[Part of a data file]
⁂

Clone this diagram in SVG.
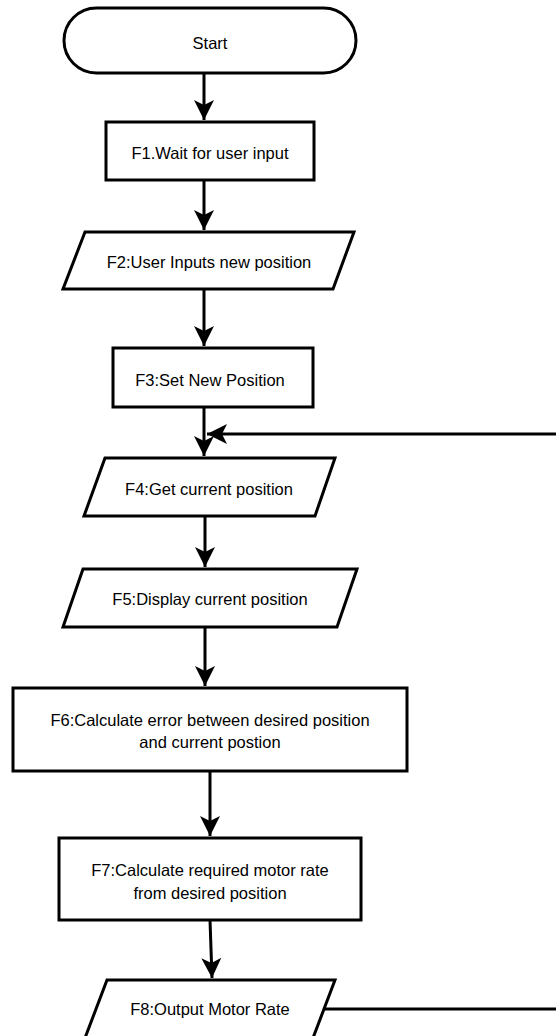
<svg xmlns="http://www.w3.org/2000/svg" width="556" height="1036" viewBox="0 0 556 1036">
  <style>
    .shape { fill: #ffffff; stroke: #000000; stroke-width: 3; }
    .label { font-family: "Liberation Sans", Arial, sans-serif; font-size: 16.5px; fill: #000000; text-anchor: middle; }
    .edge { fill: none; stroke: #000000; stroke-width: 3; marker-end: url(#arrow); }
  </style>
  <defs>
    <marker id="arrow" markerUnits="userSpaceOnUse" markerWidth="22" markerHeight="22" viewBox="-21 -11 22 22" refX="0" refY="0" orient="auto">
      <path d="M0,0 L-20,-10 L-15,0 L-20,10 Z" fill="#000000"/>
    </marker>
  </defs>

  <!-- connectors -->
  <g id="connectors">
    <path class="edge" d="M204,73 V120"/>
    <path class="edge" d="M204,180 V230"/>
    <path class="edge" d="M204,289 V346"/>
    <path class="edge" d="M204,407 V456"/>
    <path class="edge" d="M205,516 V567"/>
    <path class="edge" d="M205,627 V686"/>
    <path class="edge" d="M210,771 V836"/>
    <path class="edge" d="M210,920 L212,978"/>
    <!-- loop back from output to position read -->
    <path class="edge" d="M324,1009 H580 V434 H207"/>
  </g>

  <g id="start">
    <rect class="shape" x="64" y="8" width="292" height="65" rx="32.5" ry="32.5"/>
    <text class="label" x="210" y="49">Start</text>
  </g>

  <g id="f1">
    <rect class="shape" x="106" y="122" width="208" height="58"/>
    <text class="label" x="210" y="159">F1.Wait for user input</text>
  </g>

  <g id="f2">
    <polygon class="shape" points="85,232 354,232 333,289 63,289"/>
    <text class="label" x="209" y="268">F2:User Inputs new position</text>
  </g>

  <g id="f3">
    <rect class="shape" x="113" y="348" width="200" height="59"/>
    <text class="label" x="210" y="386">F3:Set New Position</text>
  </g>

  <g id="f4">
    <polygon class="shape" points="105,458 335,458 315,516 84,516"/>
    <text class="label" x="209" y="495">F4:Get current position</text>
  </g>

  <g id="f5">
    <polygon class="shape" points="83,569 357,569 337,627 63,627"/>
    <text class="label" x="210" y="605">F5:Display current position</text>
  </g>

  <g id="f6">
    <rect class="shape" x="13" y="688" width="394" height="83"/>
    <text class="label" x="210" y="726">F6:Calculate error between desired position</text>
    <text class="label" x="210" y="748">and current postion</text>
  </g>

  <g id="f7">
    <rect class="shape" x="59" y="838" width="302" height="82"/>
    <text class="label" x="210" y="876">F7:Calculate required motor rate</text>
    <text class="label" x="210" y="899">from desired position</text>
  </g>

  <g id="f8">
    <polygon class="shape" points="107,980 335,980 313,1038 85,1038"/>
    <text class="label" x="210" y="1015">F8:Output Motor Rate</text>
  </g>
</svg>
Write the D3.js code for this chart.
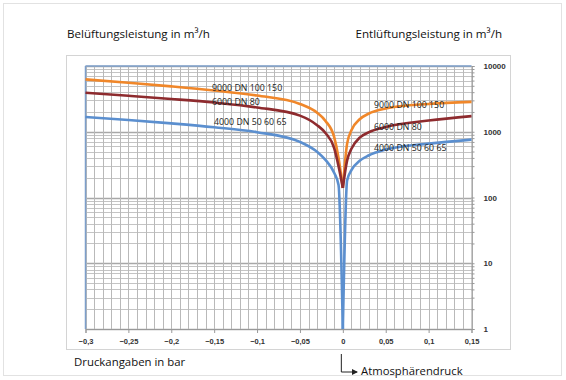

⁂

### Problem to solve
Return the full material word for word. Do not include the pictures.

### Answer in full
Clone this diagram in SVG.
<svg xmlns="http://www.w3.org/2000/svg" width="556" height="1036" viewBox="0 0 556 1036">
  <style>
    .shape { fill: #ffffff; stroke: #000000; stroke-width: 3; }
    .label { font-family: "Liberation Sans", Arial, sans-serif; font-size: 16.5px; fill: #000000; text-anchor: middle; }
    .edge { fill: none; stroke: #000000; stroke-width: 3; marker-end: url(#arrow); }
  </style>
  <defs>
    <marker id="arrow" markerUnits="userSpaceOnUse" markerWidth="22" markerHeight="22" viewBox="-21 -11 22 22" refX="0" refY="0" orient="auto">
      <path d="M0,0 L-20,-10 L-15,0 L-20,10 Z" fill="#000000"/>
    </marker>
  </defs>

  <!-- connectors -->
  <g id="connectors">
    <path class="edge" d="M204,73 V120"/>
    <path class="edge" d="M204,180 V230"/>
    <path class="edge" d="M204,289 V346"/>
    <path class="edge" d="M204,407 V456"/>
    <path class="edge" d="M205,516 V567"/>
    <path class="edge" d="M205,627 V686"/>
    <path class="edge" d="M210,771 V836"/>
    <path class="edge" d="M210,920 L212,978"/>
    <!-- loop back from output to position read -->
    <path class="edge" d="M324,1009 H580 V434 H207"/>
  </g>

  <g id="start">
    <rect class="shape" x="64" y="8" width="292" height="65" rx="32.5" ry="32.5"/>
    <text class="label" x="210" y="49">Start</text>
  </g>

  <g id="f1">
    <rect class="shape" x="106" y="122" width="208" height="58"/>
    <text class="label" x="210" y="159">F1.Wait for user input</text>
  </g>

  <g id="f2">
    <polygon class="shape" points="85,232 354,232 333,289 63,289"/>
    <text class="label" x="209" y="268">F2:User Inputs new position</text>
  </g>

  <g id="f3">
    <rect class="shape" x="113" y="348" width="200" height="59"/>
    <text class="label" x="210" y="386">F3:Set New Position</text>
  </g>

  <g id="f4">
    <polygon class="shape" points="105,458 335,458 315,516 84,516"/>
    <text class="label" x="209" y="495">F4:Get current position</text>
  </g>

  <g id="f5">
    <polygon class="shape" points="83,569 357,569 337,627 63,627"/>
    <text class="label" x="210" y="605">F5:Display current position</text>
  </g>

  <g id="f6">
    <rect class="shape" x="13" y="688" width="394" height="83"/>
    <text class="label" x="210" y="726">F6:Calculate error between desired position</text>
    <text class="label" x="210" y="748">and current postion</text>
  </g>

  <g id="f7">
    <rect class="shape" x="59" y="838" width="302" height="82"/>
    <text class="label" x="210" y="876">F7:Calculate required motor rate</text>
    <text class="label" x="210" y="899">from desired position</text>
  </g>

  <g id="f8">
    <polygon class="shape" points="107,980 335,980 313,1038 85,1038"/>
    <text class="label" x="210" y="1015">F8:Output Motor Rate</text>
  </g>
</svg>
Write the D3.js code for this chart.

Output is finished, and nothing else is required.